YOUR INSTRUCTIONS = Pictures aside, quote the whole listing exactly.

Dataset items =

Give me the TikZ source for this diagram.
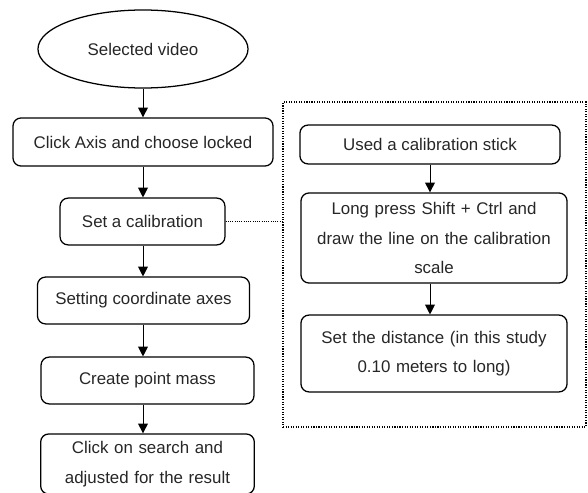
\documentclass[tikz,border=0pt]{standalone}
\usepackage{fontspec}
\setmainfont{Liberation Sans}
\usetikzlibrary{shapes.geometric,arrows.meta}
\begin{document}
\begin{tikzpicture}[x=0.025cm, y=-0.025cm,
	every node/.style={font=\fontsize{12}{21}\selectfont, text=black!85},
	proc/.style={draw, line width=0.9pt, rounded corners=0.2cm, align=center, inner sep=2pt},
	start/.style={draw, ellipse, line width=0.9pt, inner sep=0pt},
	flow/.style={-{Triangle[width=7pt,length=7pt]}, line width=0.7pt}]
	\useasboundingbox (0,0) rectangle (588,493);
	\node[start, minimum width=5.25cm, minimum height=1.95cm] (V) at (143,49) {Selected video};
	\node[proc, minimum width=6.5cm, minimum height=1.2cm] (A) at (143,142) {Click Axis and choose locked};
	\node[proc, minimum width=4.12cm, minimum height=1.17cm] (C) at (142.5,221.5) {Set a calibration};
	\node[proc, minimum width=5.3cm, minimum height=1.17cm] (X) at (143.5,300.5) {Setting coordinate axes};
	\node[proc, minimum width=5.32cm, minimum height=1.17cm] (M) at (147.5,380.5) {Create point mass};
	\node[proc, minimum width=5.32cm, minimum height=1.5cm, text width=5.2cm] (R) at (147.5,464) {Click on search and\\adjusted for the result};
	\node[draw, densely dotted, line width=0.8pt, minimum width=7.57cm, minimum height=8.12cm] (F) at (434.5,264.5) {};
	\node[proc, minimum width=6.5cm, minimum height=0.97cm] (S1) at (430,144.5) {Used a calibration stick};
	\node[proc, minimum width=6.65cm, minimum height=2.25cm, text width=6.4cm] (S2) at (434,238) {Long press Shift + Ctrl and\\draw the line on the calibration\\scale};
	\node[proc, minimum width=6.65cm, minimum height=1.92cm, text width=6.4cm] (S3) at (434,353.5) {Set the distance (in this study\\0.10 meters to long)};
	\draw[flow] (V) -- (A);
	\draw[flow] (A) -- (A |- C.north);
	\draw[flow] (A |- C.south) -- (A |- X.north);
	\draw[flow] (A |- X.south) -- (A |- M.north);
	\draw[flow] (A |- M.south) -- (A |- R.north);
	\draw[flow] (S1) -- (S1 |- S2.north);
	\draw[flow] (S1 |- S2.south) -- (S1 |- S3.north);
	\draw[densely dotted, line width=0.6pt] (C.east) -- (C.east -| F.west);
\end{tikzpicture}
\end{document}
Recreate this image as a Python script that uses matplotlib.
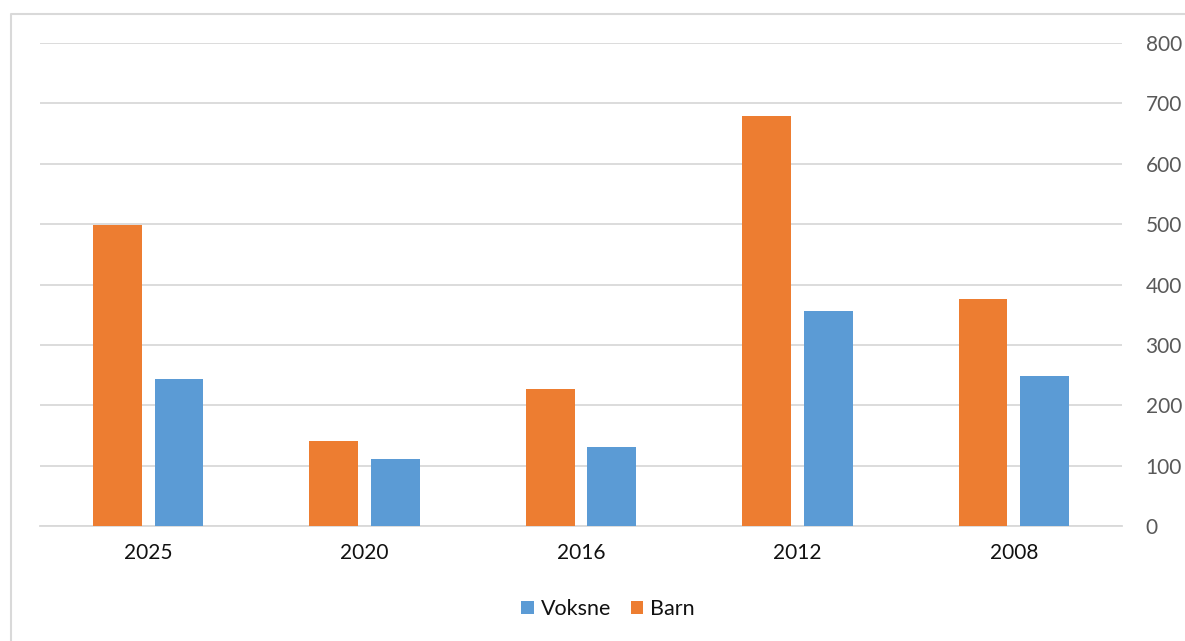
import numpy as np
import matplotlib.pyplot as plt
from matplotlib.lines import Line2D

# data
years = ['2025', '2020', '2016', '2012', '2008']
barn = [498, 142, 228, 679, 377]
voksne = [243, 112, 131, 356, 249]

plt.rcParams['font.family'] = ['Lato', 'DejaVu Sans']

fig = plt.figure(figsize=(11.85, 6.41), dpi=100)
ax = fig.add_axes([40 / 1185, 1 - 526.3 / 641, 1082 / 1185, (526.3 - 43) / 641])

# outer chart border (only top and left are visible in the reference)
bx, by = 10.5 / 1185, 1 - 13.5 / 641
fig.lines.append(Line2D([bx, bx, 1], [0, by, by], transform=fig.transFigure,
                        color='#d9d9d9', linewidth=1.5))

x = np.arange(len(years))
w = 0.226
off = 0.1425
ax.bar(x - off, barn, w, color='#ED7D31', label='Barn', zorder=3)
ax.bar(x + off, voksne, w, color='#5B9BD5', label='Voksne', zorder=3)

ax.set_xlim(-0.5, len(years) - 0.5)
ax.set_ylim(0, 800)
ax.set_yticks(range(0, 801, 100))
ax.yaxis.tick_right()
ax.tick_params(axis='y', length=0, pad=17, labelsize=15, labelcolor='#595959')
ax.tick_params(axis='x', length=0, pad=12, labelsize=15, labelcolor='#111111')
ax.set_xticks(x)
ax.set_xticklabels(years)
ax.grid(axis='y', color='#d9d9d9', linewidth=1.3, zorder=0)
for s in ['top', 'left', 'right']:
    ax.spines[s].set_visible(False)
ax.spines['bottom'].set_color('#d9d9d9')
ax.spines['bottom'].set_linewidth(1.3)

h, l = ax.get_legend_handles_labels()
leg = fig.legend(h[::-1], l[::-1], loc='center', bbox_to_anchor=(608 / 1185, 1 - 609 / 641),
                 ncol=2, frameon=False, fontsize=15.5, handlelength=0.6, handleheight=0.6,
                 handletextpad=0.3, columnspacing=0.9)
for t in leg.get_texts():
    t.set_color('#111111')

fig.savefig('out.png', dpi=100)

EXERCISE SOLUTION =
Give me the TikZ source for this diagram.
\documentclass[tikz,border=0pt]{standalone}
\usepackage{fontspec}
\setmainfont{Liberation Sans}
\usetikzlibrary{shapes.geometric,arrows.meta}
\begin{document}
\begin{tikzpicture}[x=0.025cm, y=-0.025cm,
	every node/.style={font=\fontsize{12}{21}\selectfont, text=black!85},
	proc/.style={draw, line width=0.9pt, rounded corners=0.2cm, align=center, inner sep=2pt},
	start/.style={draw, ellipse, line width=0.9pt, inner sep=0pt},
	flow/.style={-{Triangle[width=7pt,length=7pt]}, line width=0.7pt}]
	\useasboundingbox (0,0) rectangle (588,493);
	\node[start, minimum width=5.25cm, minimum height=1.95cm] (V) at (143,49) {Selected video};
	\node[proc, minimum width=6.5cm, minimum height=1.2cm] (A) at (143,142) {Click Axis and choose locked};
	\node[proc, minimum width=4.12cm, minimum height=1.17cm] (C) at (142.5,221.5) {Set a calibration};
	\node[proc, minimum width=5.3cm, minimum height=1.17cm] (X) at (143.5,300.5) {Setting coordinate axes};
	\node[proc, minimum width=5.32cm, minimum height=1.17cm] (M) at (147.5,380.5) {Create point mass};
	\node[proc, minimum width=5.32cm, minimum height=1.5cm, text width=5.2cm] (R) at (147.5,464) {Click on search and\\adjusted for the result};
	\node[draw, densely dotted, line width=0.8pt, minimum width=7.57cm, minimum height=8.12cm] (F) at (434.5,264.5) {};
	\node[proc, minimum width=6.5cm, minimum height=0.97cm] (S1) at (430,144.5) {Used a calibration stick};
	\node[proc, minimum width=6.65cm, minimum height=2.25cm, text width=6.4cm] (S2) at (434,238) {Long press Shift + Ctrl and\\draw the line on the calibration\\scale};
	\node[proc, minimum width=6.65cm, minimum height=1.92cm, text width=6.4cm] (S3) at (434,353.5) {Set the distance (in this study\\0.10 meters to long)};
	\draw[flow] (V) -- (A);
	\draw[flow] (A) -- (A |- C.north);
	\draw[flow] (A |- C.south) -- (A |- X.north);
	\draw[flow] (A |- X.south) -- (A |- M.north);
	\draw[flow] (A |- M.south) -- (A |- R.north);
	\draw[flow] (S1) -- (S1 |- S2.north);
	\draw[flow] (S1 |- S2.south) -- (S1 |- S3.north);
	\draw[densely dotted, line width=0.6pt] (C.east) -- (C.east -| F.west);
\end{tikzpicture}
\end{document}
Recreate this image as a Python script that uses matplotlib.
import numpy as np
import matplotlib.pyplot as plt
from matplotlib.lines import Line2D

# data
years = ['2025', '2020', '2016', '2012', '2008']
barn = [498, 142, 228, 679, 377]
voksne = [243, 112, 131, 356, 249]

plt.rcParams['font.family'] = ['Lato', 'DejaVu Sans']

fig = plt.figure(figsize=(11.85, 6.41), dpi=100)
ax = fig.add_axes([40 / 1185, 1 - 526.3 / 641, 1082 / 1185, (526.3 - 43) / 641])

# outer chart border (only top and left are visible in the reference)
bx, by = 10.5 / 1185, 1 - 13.5 / 641
fig.lines.append(Line2D([bx, bx, 1], [0, by, by], transform=fig.transFigure,
                        color='#d9d9d9', linewidth=1.5))

x = np.arange(len(years))
w = 0.226
off = 0.1425
ax.bar(x - off, barn, w, color='#ED7D31', label='Barn', zorder=3)
ax.bar(x + off, voksne, w, color='#5B9BD5', label='Voksne', zorder=3)

ax.set_xlim(-0.5, len(years) - 0.5)
ax.set_ylim(0, 800)
ax.set_yticks(range(0, 801, 100))
ax.yaxis.tick_right()
ax.tick_params(axis='y', length=0, pad=17, labelsize=15, labelcolor='#595959')
ax.tick_params(axis='x', length=0, pad=12, labelsize=15, labelcolor='#111111')
ax.set_xticks(x)
ax.set_xticklabels(years)
ax.grid(axis='y', color='#d9d9d9', linewidth=1.3, zorder=0)
for s in ['top', 'left', 'right']:
    ax.spines[s].set_visible(False)
ax.spines['bottom'].set_color('#d9d9d9')
ax.spines['bottom'].set_linewidth(1.3)

h, l = ax.get_legend_handles_labels()
leg = fig.legend(h[::-1], l[::-1], loc='center', bbox_to_anchor=(608 / 1185, 1 - 609 / 641),
                 ncol=2, frameon=False, fontsize=15.5, handlelength=0.6, handleheight=0.6,
                 handletextpad=0.3, columnspacing=0.9)
for t in leg.get_texts():
    t.set_color('#111111')

fig.savefig('out.png', dpi=100)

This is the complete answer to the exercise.